● **SET PROBLEM**
Look through the listing and locate every line containing the word "this"; copy those lines.

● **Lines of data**
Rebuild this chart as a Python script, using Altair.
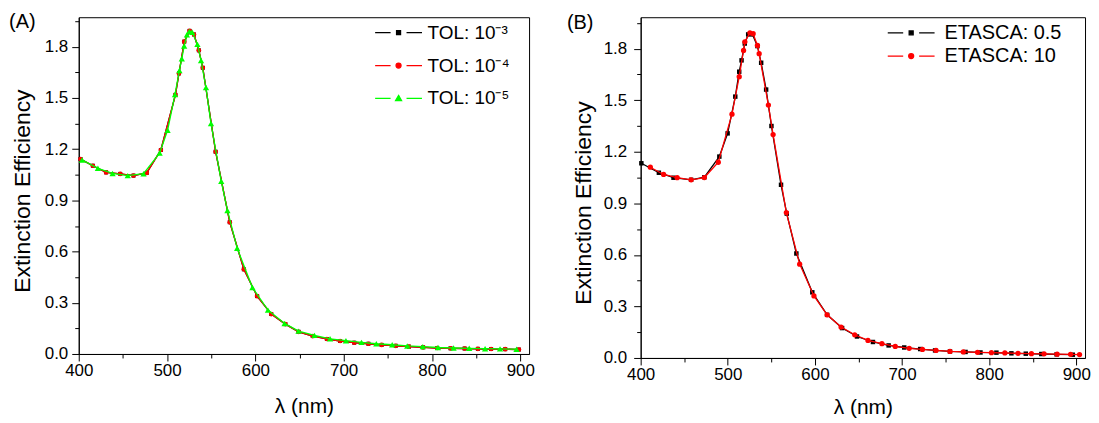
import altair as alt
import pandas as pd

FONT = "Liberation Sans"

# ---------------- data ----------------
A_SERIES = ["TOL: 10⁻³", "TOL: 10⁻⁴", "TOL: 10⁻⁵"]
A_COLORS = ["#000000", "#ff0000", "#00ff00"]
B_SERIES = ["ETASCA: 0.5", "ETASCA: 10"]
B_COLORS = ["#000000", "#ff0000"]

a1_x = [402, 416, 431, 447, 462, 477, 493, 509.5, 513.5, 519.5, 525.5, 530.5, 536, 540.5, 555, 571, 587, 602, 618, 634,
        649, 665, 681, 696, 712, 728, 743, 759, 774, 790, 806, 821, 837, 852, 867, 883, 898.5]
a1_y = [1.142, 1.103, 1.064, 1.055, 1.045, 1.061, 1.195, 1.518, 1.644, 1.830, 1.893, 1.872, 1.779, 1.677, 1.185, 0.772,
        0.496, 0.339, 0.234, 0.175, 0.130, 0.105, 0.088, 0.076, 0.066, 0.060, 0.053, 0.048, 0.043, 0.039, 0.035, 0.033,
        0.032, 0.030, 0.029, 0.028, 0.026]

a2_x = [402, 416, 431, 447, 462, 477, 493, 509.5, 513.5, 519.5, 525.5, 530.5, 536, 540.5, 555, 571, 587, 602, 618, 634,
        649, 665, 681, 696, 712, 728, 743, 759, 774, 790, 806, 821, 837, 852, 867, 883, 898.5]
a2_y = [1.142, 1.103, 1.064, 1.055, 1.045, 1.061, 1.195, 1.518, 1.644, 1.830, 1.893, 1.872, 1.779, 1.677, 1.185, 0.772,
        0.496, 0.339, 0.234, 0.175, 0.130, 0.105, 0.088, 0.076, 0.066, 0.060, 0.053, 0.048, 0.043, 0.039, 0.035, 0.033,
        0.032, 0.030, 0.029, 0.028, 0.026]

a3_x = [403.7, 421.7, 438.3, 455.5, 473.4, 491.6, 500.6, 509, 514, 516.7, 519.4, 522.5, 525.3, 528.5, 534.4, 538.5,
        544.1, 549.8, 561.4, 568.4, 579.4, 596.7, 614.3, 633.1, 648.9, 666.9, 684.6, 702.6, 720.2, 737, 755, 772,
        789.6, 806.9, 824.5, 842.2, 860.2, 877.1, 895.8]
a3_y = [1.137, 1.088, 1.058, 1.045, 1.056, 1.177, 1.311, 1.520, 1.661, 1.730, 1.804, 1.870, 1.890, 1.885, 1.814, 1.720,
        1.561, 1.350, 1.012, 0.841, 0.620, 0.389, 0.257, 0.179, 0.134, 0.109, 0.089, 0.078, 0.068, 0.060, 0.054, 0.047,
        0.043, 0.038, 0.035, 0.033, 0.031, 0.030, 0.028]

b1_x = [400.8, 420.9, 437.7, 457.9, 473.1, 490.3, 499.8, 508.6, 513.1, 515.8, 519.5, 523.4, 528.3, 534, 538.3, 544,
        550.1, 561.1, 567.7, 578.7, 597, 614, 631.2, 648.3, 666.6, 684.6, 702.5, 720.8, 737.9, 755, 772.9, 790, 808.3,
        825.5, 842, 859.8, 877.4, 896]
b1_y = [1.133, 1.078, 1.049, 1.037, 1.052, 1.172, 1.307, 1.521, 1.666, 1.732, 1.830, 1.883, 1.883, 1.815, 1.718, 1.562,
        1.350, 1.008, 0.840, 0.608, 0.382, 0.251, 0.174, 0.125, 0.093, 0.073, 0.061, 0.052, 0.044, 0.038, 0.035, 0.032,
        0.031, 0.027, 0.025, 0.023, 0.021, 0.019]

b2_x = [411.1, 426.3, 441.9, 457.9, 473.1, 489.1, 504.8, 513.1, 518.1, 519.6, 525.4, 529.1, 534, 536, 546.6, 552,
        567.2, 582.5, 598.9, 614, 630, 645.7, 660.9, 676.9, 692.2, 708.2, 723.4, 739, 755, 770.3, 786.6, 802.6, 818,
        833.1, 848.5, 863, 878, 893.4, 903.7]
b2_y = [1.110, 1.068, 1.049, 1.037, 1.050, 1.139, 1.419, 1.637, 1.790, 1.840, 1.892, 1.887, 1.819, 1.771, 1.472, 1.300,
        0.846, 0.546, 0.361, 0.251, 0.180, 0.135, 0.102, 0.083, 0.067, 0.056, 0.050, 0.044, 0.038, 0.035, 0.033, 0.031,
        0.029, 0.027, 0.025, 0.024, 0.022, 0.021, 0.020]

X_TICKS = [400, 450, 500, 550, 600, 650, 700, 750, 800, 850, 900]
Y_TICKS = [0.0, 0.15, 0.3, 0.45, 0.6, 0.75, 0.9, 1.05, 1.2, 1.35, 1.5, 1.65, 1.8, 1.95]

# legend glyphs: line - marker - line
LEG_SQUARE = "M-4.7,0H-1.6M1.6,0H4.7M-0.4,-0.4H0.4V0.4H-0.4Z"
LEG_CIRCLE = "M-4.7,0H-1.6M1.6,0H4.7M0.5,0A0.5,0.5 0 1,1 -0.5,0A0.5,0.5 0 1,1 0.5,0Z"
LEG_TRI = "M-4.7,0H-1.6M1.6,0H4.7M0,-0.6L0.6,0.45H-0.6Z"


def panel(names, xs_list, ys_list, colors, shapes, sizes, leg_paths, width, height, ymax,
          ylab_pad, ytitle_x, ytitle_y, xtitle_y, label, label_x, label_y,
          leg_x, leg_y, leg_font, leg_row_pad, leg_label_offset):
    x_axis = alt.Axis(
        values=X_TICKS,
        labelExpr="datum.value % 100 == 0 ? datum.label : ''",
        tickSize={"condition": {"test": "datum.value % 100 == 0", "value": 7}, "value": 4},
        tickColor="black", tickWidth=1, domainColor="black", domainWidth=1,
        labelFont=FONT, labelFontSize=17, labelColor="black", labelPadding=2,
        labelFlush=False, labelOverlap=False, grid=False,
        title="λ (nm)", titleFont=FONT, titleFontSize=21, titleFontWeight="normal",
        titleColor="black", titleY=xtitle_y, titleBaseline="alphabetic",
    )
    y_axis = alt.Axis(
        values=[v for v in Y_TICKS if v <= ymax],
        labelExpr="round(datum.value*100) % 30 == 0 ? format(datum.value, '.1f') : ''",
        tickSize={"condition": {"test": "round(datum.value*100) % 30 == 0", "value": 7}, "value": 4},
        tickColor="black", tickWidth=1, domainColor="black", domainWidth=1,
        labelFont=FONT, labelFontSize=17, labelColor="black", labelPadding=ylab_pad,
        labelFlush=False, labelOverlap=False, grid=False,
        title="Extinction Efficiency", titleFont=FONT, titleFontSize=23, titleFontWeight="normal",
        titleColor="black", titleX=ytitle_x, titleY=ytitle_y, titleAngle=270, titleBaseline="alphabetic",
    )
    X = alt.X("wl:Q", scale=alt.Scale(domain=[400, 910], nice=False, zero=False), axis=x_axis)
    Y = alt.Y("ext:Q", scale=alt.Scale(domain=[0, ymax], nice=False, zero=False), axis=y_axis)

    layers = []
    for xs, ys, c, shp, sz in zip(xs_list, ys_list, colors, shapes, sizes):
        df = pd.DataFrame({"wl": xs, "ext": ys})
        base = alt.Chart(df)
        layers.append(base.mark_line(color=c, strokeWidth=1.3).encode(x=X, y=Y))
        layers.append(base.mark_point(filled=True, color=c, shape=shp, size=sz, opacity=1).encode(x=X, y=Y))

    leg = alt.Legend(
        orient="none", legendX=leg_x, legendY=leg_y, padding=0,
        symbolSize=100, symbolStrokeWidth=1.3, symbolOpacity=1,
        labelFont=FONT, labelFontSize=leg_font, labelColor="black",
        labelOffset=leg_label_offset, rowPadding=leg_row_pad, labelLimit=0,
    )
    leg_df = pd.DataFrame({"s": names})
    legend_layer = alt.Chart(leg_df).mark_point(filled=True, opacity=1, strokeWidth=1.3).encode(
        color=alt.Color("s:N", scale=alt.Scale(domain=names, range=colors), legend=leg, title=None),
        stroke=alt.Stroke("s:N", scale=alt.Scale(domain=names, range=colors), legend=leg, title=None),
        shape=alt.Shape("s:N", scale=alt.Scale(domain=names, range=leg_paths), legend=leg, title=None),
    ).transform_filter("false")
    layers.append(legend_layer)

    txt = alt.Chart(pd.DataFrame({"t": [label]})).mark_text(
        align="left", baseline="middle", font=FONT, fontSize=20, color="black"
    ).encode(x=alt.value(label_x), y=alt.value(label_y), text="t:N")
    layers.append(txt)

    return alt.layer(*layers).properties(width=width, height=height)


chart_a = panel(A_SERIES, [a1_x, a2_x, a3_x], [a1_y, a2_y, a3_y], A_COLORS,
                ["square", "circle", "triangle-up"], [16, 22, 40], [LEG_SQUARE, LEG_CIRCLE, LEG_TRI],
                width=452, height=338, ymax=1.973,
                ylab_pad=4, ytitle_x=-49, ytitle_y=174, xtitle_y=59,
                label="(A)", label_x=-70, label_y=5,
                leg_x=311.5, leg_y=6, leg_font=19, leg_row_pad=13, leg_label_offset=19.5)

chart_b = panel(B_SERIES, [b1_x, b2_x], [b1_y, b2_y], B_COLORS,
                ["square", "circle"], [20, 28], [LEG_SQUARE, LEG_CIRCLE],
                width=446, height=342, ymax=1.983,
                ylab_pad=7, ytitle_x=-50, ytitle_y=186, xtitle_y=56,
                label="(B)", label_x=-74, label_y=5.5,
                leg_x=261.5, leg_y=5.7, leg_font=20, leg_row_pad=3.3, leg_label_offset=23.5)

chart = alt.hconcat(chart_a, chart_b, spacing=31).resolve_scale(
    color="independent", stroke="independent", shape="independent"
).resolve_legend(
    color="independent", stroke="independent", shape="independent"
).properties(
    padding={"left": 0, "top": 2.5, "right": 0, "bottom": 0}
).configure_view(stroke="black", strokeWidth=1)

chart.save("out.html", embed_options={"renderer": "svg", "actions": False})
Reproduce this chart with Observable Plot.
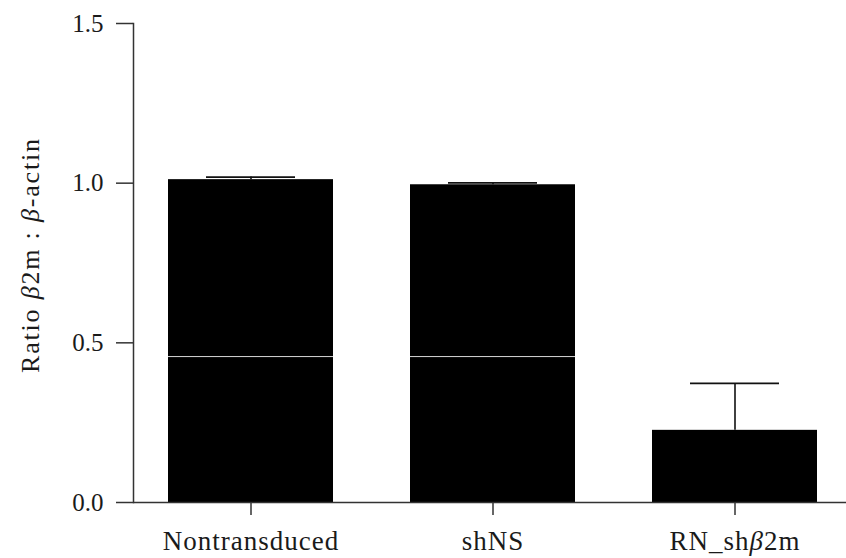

● **ANSWER TO THE EXERCISE**
Rebuild this chart as a Python script, using Altair.
Reproduce this chart with Observable Plot.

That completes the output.